» **Instruction**: Your task is to transcribe all of the data below exactly, omitting the images.

» **Data provided**:
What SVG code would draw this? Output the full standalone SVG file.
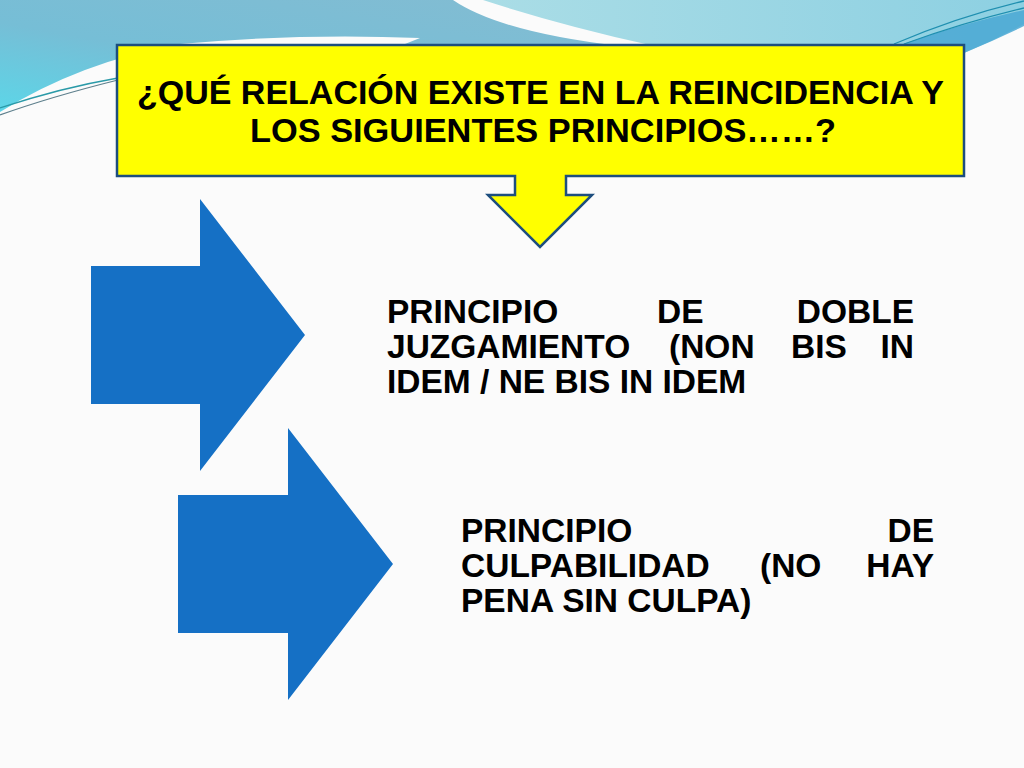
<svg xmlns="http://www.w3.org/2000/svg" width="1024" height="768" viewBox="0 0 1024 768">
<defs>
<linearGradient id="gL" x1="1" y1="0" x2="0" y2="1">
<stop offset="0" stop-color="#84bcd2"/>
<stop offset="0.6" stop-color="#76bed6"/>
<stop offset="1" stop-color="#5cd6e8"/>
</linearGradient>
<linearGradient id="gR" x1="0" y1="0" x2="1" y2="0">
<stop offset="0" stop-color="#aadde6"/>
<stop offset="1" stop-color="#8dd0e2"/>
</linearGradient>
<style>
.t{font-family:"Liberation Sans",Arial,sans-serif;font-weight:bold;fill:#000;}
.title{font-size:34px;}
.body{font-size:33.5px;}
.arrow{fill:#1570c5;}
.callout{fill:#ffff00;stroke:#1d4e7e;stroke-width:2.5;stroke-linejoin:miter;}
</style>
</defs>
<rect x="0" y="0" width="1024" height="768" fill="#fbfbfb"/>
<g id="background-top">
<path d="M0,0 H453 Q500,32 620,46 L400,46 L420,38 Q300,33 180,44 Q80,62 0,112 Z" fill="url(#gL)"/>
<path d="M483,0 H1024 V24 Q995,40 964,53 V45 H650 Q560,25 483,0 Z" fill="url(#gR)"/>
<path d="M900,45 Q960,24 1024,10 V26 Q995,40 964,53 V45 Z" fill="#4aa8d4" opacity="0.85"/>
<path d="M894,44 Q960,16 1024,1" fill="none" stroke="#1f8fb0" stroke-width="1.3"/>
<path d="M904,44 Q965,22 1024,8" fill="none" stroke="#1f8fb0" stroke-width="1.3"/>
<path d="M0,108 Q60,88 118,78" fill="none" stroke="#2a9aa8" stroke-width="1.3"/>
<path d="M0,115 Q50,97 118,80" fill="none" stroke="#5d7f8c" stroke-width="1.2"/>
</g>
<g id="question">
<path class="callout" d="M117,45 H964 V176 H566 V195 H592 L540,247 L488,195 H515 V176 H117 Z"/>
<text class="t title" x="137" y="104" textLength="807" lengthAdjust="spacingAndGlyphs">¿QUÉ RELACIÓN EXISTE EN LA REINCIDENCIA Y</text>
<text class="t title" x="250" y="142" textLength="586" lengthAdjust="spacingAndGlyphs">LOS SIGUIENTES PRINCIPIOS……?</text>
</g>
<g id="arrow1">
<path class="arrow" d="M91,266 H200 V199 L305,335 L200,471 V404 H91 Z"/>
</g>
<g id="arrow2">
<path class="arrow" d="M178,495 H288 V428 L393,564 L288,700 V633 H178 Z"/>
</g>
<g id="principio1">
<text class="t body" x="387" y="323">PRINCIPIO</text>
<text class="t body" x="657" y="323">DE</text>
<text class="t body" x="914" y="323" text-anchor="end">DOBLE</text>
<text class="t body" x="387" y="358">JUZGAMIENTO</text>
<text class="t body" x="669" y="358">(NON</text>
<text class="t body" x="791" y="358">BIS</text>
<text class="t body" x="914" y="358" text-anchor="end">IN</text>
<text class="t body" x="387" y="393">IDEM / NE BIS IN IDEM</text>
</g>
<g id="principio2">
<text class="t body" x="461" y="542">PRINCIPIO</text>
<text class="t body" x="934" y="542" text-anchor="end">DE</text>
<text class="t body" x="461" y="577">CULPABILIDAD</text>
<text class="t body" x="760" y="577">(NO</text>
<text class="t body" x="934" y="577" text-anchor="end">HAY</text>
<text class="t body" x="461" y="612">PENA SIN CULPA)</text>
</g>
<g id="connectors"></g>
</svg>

» **Answer in full**:
What SVG code would draw this? Output the full standalone SVG file.
<svg xmlns="http://www.w3.org/2000/svg" width="1024" height="768" viewBox="0 0 1024 768">
<defs>
<linearGradient id="gL" x1="1" y1="0" x2="0" y2="1">
<stop offset="0" stop-color="#84bcd2"/>
<stop offset="0.6" stop-color="#76bed6"/>
<stop offset="1" stop-color="#5cd6e8"/>
</linearGradient>
<linearGradient id="gR" x1="0" y1="0" x2="1" y2="0">
<stop offset="0" stop-color="#aadde6"/>
<stop offset="1" stop-color="#8dd0e2"/>
</linearGradient>
<style>
.t{font-family:"Liberation Sans",Arial,sans-serif;font-weight:bold;fill:#000;}
.title{font-size:34px;}
.body{font-size:33.5px;}
.arrow{fill:#1570c5;}
.callout{fill:#ffff00;stroke:#1d4e7e;stroke-width:2.5;stroke-linejoin:miter;}
</style>
</defs>
<rect x="0" y="0" width="1024" height="768" fill="#fbfbfb"/>
<g id="background-top">
<path d="M0,0 H453 Q500,32 620,46 L400,46 L420,38 Q300,33 180,44 Q80,62 0,112 Z" fill="url(#gL)"/>
<path d="M483,0 H1024 V24 Q995,40 964,53 V45 H650 Q560,25 483,0 Z" fill="url(#gR)"/>
<path d="M900,45 Q960,24 1024,10 V26 Q995,40 964,53 V45 Z" fill="#4aa8d4" opacity="0.85"/>
<path d="M894,44 Q960,16 1024,1" fill="none" stroke="#1f8fb0" stroke-width="1.3"/>
<path d="M904,44 Q965,22 1024,8" fill="none" stroke="#1f8fb0" stroke-width="1.3"/>
<path d="M0,108 Q60,88 118,78" fill="none" stroke="#2a9aa8" stroke-width="1.3"/>
<path d="M0,115 Q50,97 118,80" fill="none" stroke="#5d7f8c" stroke-width="1.2"/>
</g>
<g id="question">
<path class="callout" d="M117,45 H964 V176 H566 V195 H592 L540,247 L488,195 H515 V176 H117 Z"/>
<text class="t title" x="137" y="104" textLength="807" lengthAdjust="spacingAndGlyphs">¿QUÉ RELACIÓN EXISTE EN LA REINCIDENCIA Y</text>
<text class="t title" x="250" y="142" textLength="586" lengthAdjust="spacingAndGlyphs">LOS SIGUIENTES PRINCIPIOS……?</text>
</g>
<g id="arrow1">
<path class="arrow" d="M91,266 H200 V199 L305,335 L200,471 V404 H91 Z"/>
</g>
<g id="arrow2">
<path class="arrow" d="M178,495 H288 V428 L393,564 L288,700 V633 H178 Z"/>
</g>
<g id="principio1">
<text class="t body" x="387" y="323">PRINCIPIO</text>
<text class="t body" x="657" y="323">DE</text>
<text class="t body" x="914" y="323" text-anchor="end">DOBLE</text>
<text class="t body" x="387" y="358">JUZGAMIENTO</text>
<text class="t body" x="669" y="358">(NON</text>
<text class="t body" x="791" y="358">BIS</text>
<text class="t body" x="914" y="358" text-anchor="end">IN</text>
<text class="t body" x="387" y="393">IDEM / NE BIS IN IDEM</text>
</g>
<g id="principio2">
<text class="t body" x="461" y="542">PRINCIPIO</text>
<text class="t body" x="934" y="542" text-anchor="end">DE</text>
<text class="t body" x="461" y="577">CULPABILIDAD</text>
<text class="t body" x="760" y="577">(NO</text>
<text class="t body" x="934" y="577" text-anchor="end">HAY</text>
<text class="t body" x="461" y="612">PENA SIN CULPA)</text>
</g>
<g id="connectors"></g>
</svg>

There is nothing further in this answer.